Re: Why don't we support external input/output functions for the composite types - Mailing list pgsql-hackers

From Tom Lane
Subject Re: Why don't we support external input/output functions for the composite types
Date
Msg-id 3546.1714155944@sss.pgh.pa.us
Whole thread Raw
In response to Re: Why don't we support external input/output functions for the composite types  (Robert Haas <robertmhaas@gmail.com>)
Responses Re: Why don't we support external input/output functions for the composite types
List pgsql-hackers
Robert Haas <robertmhaas@gmail.com> writes:
> No other programming language that I know of, and no other database
> that I know of, looks at x.y.z and says "ok, well first we have to
> figure out whether the object is named x or x.y or x.y.z, and then
> after that, we'll use whatever is left over as a field selector."
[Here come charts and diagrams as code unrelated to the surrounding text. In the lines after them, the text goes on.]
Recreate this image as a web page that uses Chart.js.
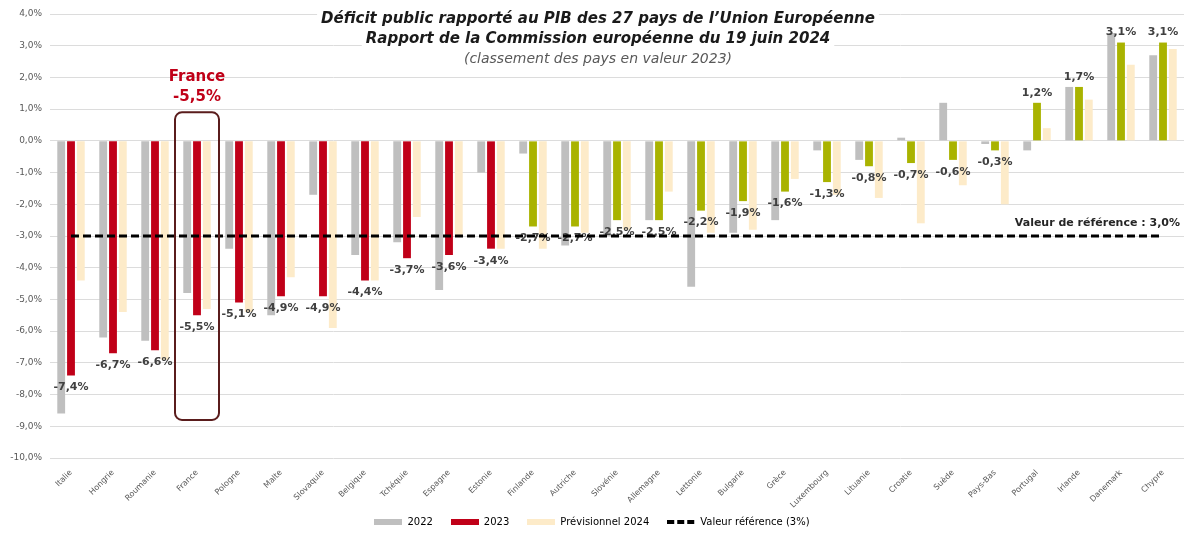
<!DOCTYPE html>
<html lang="fr">
<head>
<meta charset="utf-8">
<title>Déficit public UE 2022-2024</title>
<script src="https://cdn.jsdelivr.net/npm/chart.js@4.4.1/dist/chart.umd.min.js"></script>
<style>
  html, body { margin: 0; padding: 0; background: #fff; }
  #wrap { width: 1186px; height: 533px; }
</style>
</head>
<body>
<div id="wrap"><canvas id="chart" width="1186" height="533"></canvas></div>
<script>
// Données : déficit public en % du PIB (classement sur 2023)
const countries = ['Italie', 'Hongrie', 'Roumanie', 'France', 'Pologne', 'Malte', 'Slovaquie', 'Belgique',
    'Tchéquie', 'Espagne', 'Estonie', 'Finlande', 'Autriche', 'Slovénie', 'Allemagne', 'Lettonie', 'Bulgarie',
    'Grèce', 'Luxembourg', 'Lituanie', 'Croatie', 'Suède', 'Pays-Bas', 'Portugal', 'Irlande', 'Danemark', 'Chypre'];
const deficit2022 = [-8.6, -6.2, -6.3, -4.8, -3.4, -5.5, -1.7, -3.6, -3.2, -4.7, -1.0, -0.4, -3.3, -3.0, -2.5,
    -4.6, -2.9, -2.5, -0.3, -0.6, 0.1, 1.2, -0.1, -0.3, 1.7, 3.4, 2.7];
const deficit2023 = [-7.4, -6.7, -6.6, -5.5, -5.1, -4.9, -4.9, -4.4, -3.7, -3.6, -3.4, -2.7, -2.7, -2.5, -2.5,
    -2.2, -1.9, -1.6, -1.3, -0.8, -0.7, -0.6, -0.3, 1.2, 1.7, 3.1, 3.1];
const forecast2024 = [-4.4, -5.4, -6.9, -5.3, -5.4, -4.3, -5.9, -4.4, -2.4, -3.0, -3.4, -3.4, -2.9, -2.8, -1.6,
    -2.9, -2.8, -1.2, -1.7, -1.8, -2.6, -1.4, -2.0, 0.4, 1.3, 2.4, 2.9];
const referenceValue = -3.0;
const yTicks = { min: -10, max: 4, step: 1 };
const titleLines = [
    'Déficit public rapporté au PIB des 27 pays de l\u2019Union Européenne',
    'Rapport de la Commission européenne du 19 juin 2024',
    '(classement des pays en valeur 2023)'
];

const GREY = '#bfbfbf', RED = '#c00018', GREEN = '#a9b300', BEIGE = '#fdebc9';
const FONT = '"DejaVu Sans", sans-serif';
const pct = v => v.toFixed(1).replace('.', ',') + '%';

// couleur 2023 : rouge au-delà de la valeur de référence, vert sinon
const colors2023 = deficit2023.map(v => v < referenceValue ? RED : GREEN);

// petites vignettes pour la légende
function swatch(color, dashed) {
    const c = document.createElement('canvas');
    c.width = 28; c.height = 6;
    const g = c.getContext('2d');
    g.fillStyle = color;
    if (dashed) { for (let x = 0; x < 28; x += 10) g.fillRect(x, 1, 7, 4); }
    else g.fillRect(0, 0, 28, 6);
    return c;
}

// légende plus basse : on réserve peu de hauteur puis on la recale en bas du canvas
const legendHeight = {
    id: 'legendHeight',
    beforeLayout(chart) {
        const lg = chart.legend;
        if (!lg || lg._fixed) return;
        const fit = lg.fit;
        lg.fit = function () { fit.call(this); this.height = 22; };
        lg._fixed = true;
    },
    afterLayout(chart) {
        const lg = chart.legend;
        if (!lg) return;
        lg.top = chart.height - 34;
        lg.bottom = chart.height;
    }
};

const titleBlock = {
    id: 'titleBlock',
    beforeDatasetsDraw(chart) {
        const ctx = chart.ctx, cx = 598;
        const fonts = ['italic bold 15px ' + FONT, 'italic bold 15px ' + FONT, 'italic 14px ' + FONT];
        const ys = [19, 39, 59];
        ctx.save();
        ctx.textAlign = 'center';
        ctx.textBaseline = 'middle';
        titleLines.forEach((t, i) => {
            ctx.font = fonts[i];
            const w = ctx.measureText(t).width;
            ctx.fillStyle = '#fff';
            ctx.fillRect(cx - w / 2 - 4, ys[i] - 10, w + 8, 21);
        });
        titleLines.forEach((t, i) => {
            ctx.font = fonts[i];
            ctx.fillStyle = i < 2 ? '#1a1a1a' : '#595959';
            ctx.fillText(t, cx, ys[i]);
        });
        ctx.restore();
    }
};

// étiquettes de valeur 2023, dessinées après les barres et avant la ligne de référence
const valueLabels = {
    id: 'valueLabels',
    afterDatasetDraw(chart, args) {
        if (args.index !== 0) return;
        const ctx = chart.ctx;
        const meta = chart.getDatasetMeta(1);
        ctx.save();
        ctx.font = 'bold 11px ' + FONT;
        ctx.fillStyle = '#404040';
        ctx.textAlign = 'center';
        ctx.textBaseline = 'middle';
        meta.data.forEach((bar, i) => {
            const v = deficit2023[i];
            ctx.fillText(pct(v), bar.x, v < 0 ? bar.y + 12 : bar.y - 10);
        });
        ctx.restore();
    }
};

const annotations = {
    id: 'annotations',
    afterDatasetsDraw(chart) {
        const ctx = chart.ctx, x = chart.scales.x, y = chart.scales.y;
        const fi = countries.indexOf('France');
        const cx = x.getPixelForValue(fi);
        const top = y.getPixelForValue(0.9), bottom = y.getPixelForValue(-8.8);
        ctx.save();
        ctx.strokeStyle = '#5a1c1c';
        ctx.lineWidth = 2;
        ctx.beginPath();
        ctx.roundRect(cx - 22, top, 44, bottom - top, 7);
        ctx.stroke();
        ctx.fillStyle = RED;
        ctx.font = 'bold 15px ' + FONT;
        ctx.textAlign = 'center';
        ctx.textBaseline = 'middle';
        ctx.fillText('France', cx, 77);
        ctx.fillText(pct(deficit2023[fi]), cx, 97);
        ctx.font = 'bold 11px ' + FONT;
        ctx.fillStyle = '#262626';
        ctx.textAlign = 'right';
        ctx.fillText('Valeur de référence : ' + pct(-referenceValue), 1180, y.getPixelForValue(referenceValue) - 13);
        ctx.restore();
    }
};

new Chart(document.getElementById('chart'), {
    data: {
        labels: countries,
        datasets: [
            { type: 'bar', label: '2022', data: deficit2022, backgroundColor: GREY, order: 1,
              categoryPercentage: 0.7, barPercentage: 0.8 },
            { type: 'bar', label: '2023', data: deficit2023, backgroundColor: colors2023, order: 1,
              categoryPercentage: 0.7, barPercentage: 0.8 },
            { type: 'bar', label: 'Prévisionnel 2024', data: forecast2024, backgroundColor: BEIGE, order: 1,
              categoryPercentage: 0.7, barPercentage: 0.8 },
            { type: 'line', label: 'Valeur référence (3%)', data: countries.map(() => referenceValue),
              borderColor: '#000', borderWidth: 3, borderDash: [8, 4], pointRadius: 0, fill: false, order: 0 }
        ]
    },
    options: {
        responsive: false,
        animation: false,
        devicePixelRatio: 1,
        layout: { padding: { top: 14, right: 2, left: 0, bottom: 0 } },
        plugins: {
            tooltip: { enabled: false },
            title: { display: false },
            legend: {
                position: 'bottom',
                labels: {
                    usePointStyle: true,
                    pointStyleWidth: 28,
                    padding: 18,
                    color: '#595959',
                    font: { family: FONT, size: 10 },
                    generateLabels(chart) {
                        const sw = [swatch(GREY), swatch(RED), swatch(BEIGE), swatch('#000', true)];
                        return chart.data.datasets.map((ds, i) => ({
                            text: ds.label, datasetIndex: i, pointStyle: sw[i],
                            fillStyle: 'transparent', strokeStyle: 'transparent', lineWidth: 0, hidden: false
                        }));
                    }
                }
            }
        },
        scales: {
            x: {
                afterFit(s) { s.height = 53; },
                grid: { display: false },
                border: { display: false },
                ticks: { minRotation: 45, maxRotation: 45, padding: 2, color: '#595959', font: { family: FONT, size: 8 } }
            },
            y: {
                min: yTicks.min, max: yTicks.max,
                afterFit(s) { s.width = 50; },
                grid: { color: '#dcdcdc', drawTicks: false },
                border: { display: false },
                ticks: { stepSize: yTicks.step, padding: 8, color: '#595959', font: { family: FONT, size: 9 }, callback: v => pct(v) }
            }
        }
    },
    plugins: [legendHeight, titleBlock, valueLabels, annotations]
});
</script>
</body>
</html>
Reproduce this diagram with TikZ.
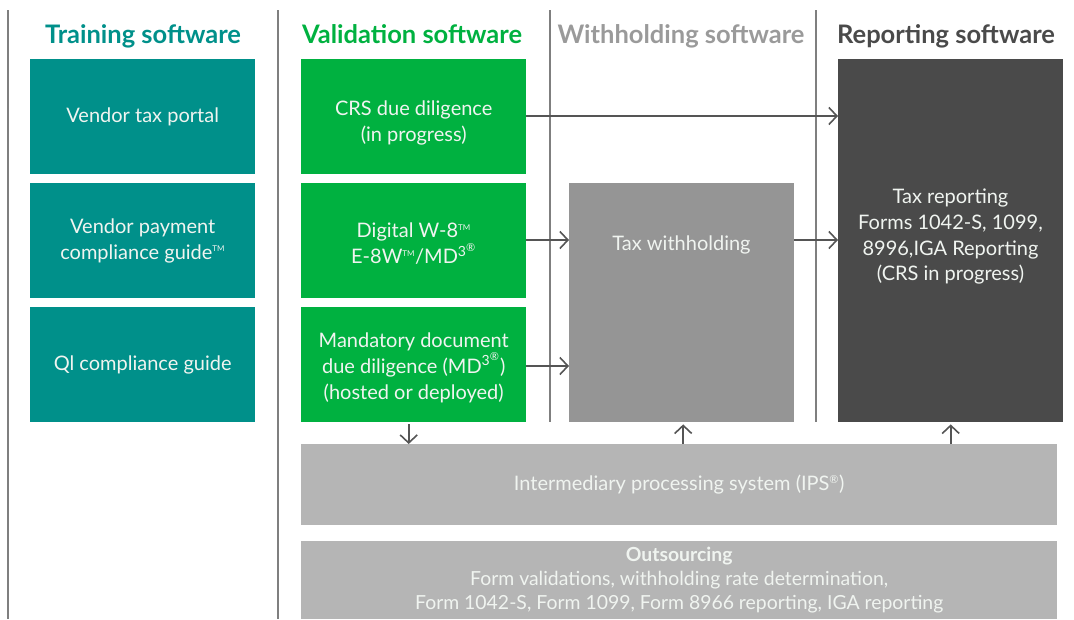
\documentclass[tikz,border=0pt]{standalone}
\usepackage{fontspec}
\setmainfont{Lato}
\usetikzlibrary{arrows.meta, positioning}
\definecolor{trainteal}{HTML}{00908A}
\definecolor{validgreen}{HTML}{00B140}
\definecolor{withgray}{HTML}{959595}
\definecolor{withhead}{HTML}{9A9A9A}
\definecolor{repgray}{HTML}{4A4A4A}
\definecolor{ipsgray}{HTML}{B5B5B5}
\definecolor{sepgray}{HTML}{7F7F7F}
\definecolor{arrgray}{HTML}{555555}
\definecolor{boxtext}{HTML}{F0F4F0}
\newcommand{\tmark}{\textsuperscript{\fontsize{8}{8}\selectfont TM}}
\newcommand{\rmark}{\textsuperscript{\fontsize{11}{11}\selectfont ®}}

\begin{document}
\begin{tikzpicture}[x=1pt, y=-1pt,
	heading/.style={anchor=base, font=\fontsize{25.5}{28}\selectfont\bfseries},
	box/.style={anchor=north west, inner sep=0pt, minimum width=225pt, minimum height=115pt,
		text=boxtext, align=center, font=\fontsize{20}{26}\selectfont},
	sep/.style={draw=sepgray, line width=1.6pt},
	arr/.style={draw=arrgray, line width=1.6pt, -{Straight Barb[length=8pt, width=17pt, line width=1.6pt]}}]
	\useasboundingbox (0,0) rectangle (1074,619);
	
	% 分隔线
	\draw[sep] (8,10) -- (8,619);
	\draw[sep] (278,10) -- (278,619);
	\draw[sep, line width=1.3pt] (550,10) -- (550,422);
	\draw[sep, line width=1.3pt] (816,10) -- (816,422);
	
	% 标题
	\node[heading, text=trainteal] (htrain) at (143,43) {Training software};
	\node[heading, text=validgreen] (hvalid) at (412,43) {Validation software};
	\node[heading, text=withhead] (hwith) at (681,43) {Withholding software};
	\node[heading, text=repgray] (hrep) at (946,43) {Reporting software};
	
	% 培训软件
	\node[box, fill=trainteal] (portal) at (30,59) {Vendor tax portal};
	\node[box, fill=trainteal] (vpguide) at (30,183) {Vendor payment\\compliance guide\tmark};
	\node[box, fill=trainteal] (qiguide) at (30,307) {Ql compliance guide};
	
	% 验证软件
	\node[box, fill=validgreen] (crs) at (301,59) {\rule{0pt}{28pt}CRS due diligence\\(in progress)};
	\node[box, fill=validgreen] (digital) at (301,183) {\rule{0pt}{21pt}Digital W-8\tmark\\E-8W\tmark/MD\textsuperscript{3\rmark}};
	\node[box, fill=validgreen] (mand) at (301,307) {\rule{0pt}{21pt}Mandatory document\\due diligence (MD\textsuperscript{3\rmark})\\(hosted or deployed)};
	
	% 预扣与报告
	\node[box, fill=withgray, minimum height=239pt] (withh) at (569,183) {};
	\node[anchor=base, text=boxtext, font=\fontsize{20}{26}\selectfont] (withtext) at (681.5,250) {Tax withholding};
	\node[box, fill=repgray, minimum height=363pt] (rep) at (838,59) {};
	\node[anchor=north, text=boxtext, align=center, font=\fontsize{20}{25.7}\selectfont, inner sep=0pt] (reptext) at (950.5,189) {Tax reporting\\Forms 1042-S, 1099,\\8996,IGA Reporting\\(CRS in progress)};
	
	% 底部系统
	\node[box, fill=ipsgray, minimum width=756pt, minimum height=81pt] (ips) at (301,444) {Intermediary processing system (IPS\rmark)};
	\node[box, fill=ipsgray, minimum width=756pt, minimum height=78pt, font=\fontsize{19.4}{24}\selectfont] (outs) at (301,541) {\textbf{Outsourcing}\\Form validations, withholding rate determination,\\Form 1042-S, Form 1099, Form 8966 reporting, IGA reporting};
	
	% 箭头
	\draw[arr] (crs.east |- 0,116) -- (rep.west |- 0,116);
	\draw[arr] (digital.east |- 0,240) -- (withh.west |- 0,240);
	\draw[arr] (mand.east |- 0,366) -- (withh.west |- 0,366);
	\draw[arr] (withh.east |- 0,240) -- (rep.west |- 0,240);
	\draw[arr, shorten <=2pt] ([xshift=-5pt]mand.south) -- ([xshift=-5pt]mand.south |- ips.north);
	\draw[arr, shorten >=2pt] ([xshift=1.5pt]withh.south |- ips.north) -- ([xshift=1.5pt]withh.south);
	\draw[arr, shorten >=2pt] (rep.south |- ips.north) -- (rep.south);
\end{tikzpicture}
\end{document}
It may indeed be true that nobody but SQL does that, but nonetheless
this is exactly what SQL99 requires AFAICT.  The reason we use this
parenthesis notation is precisely that we didn't want to get into
that sort of tea-leaf-reading about how many identifiers mean what.
The parens put it on the user to tell us what part of the chain
is field selection.

Now do you see why I'd prefer to ditch the SQL92-compatibility
measures?  If we said that the first identifier in a chain must
be a correlation name or parameter name, never anything else,
it'd be substantially saner.

> Yet that's essentially what we've done with period, and I don't think
> we can blame that on the SQL standard

Yes, we can.  Please do not rant further about this until you've
read the <identifier chain> section of a recent SQL spec.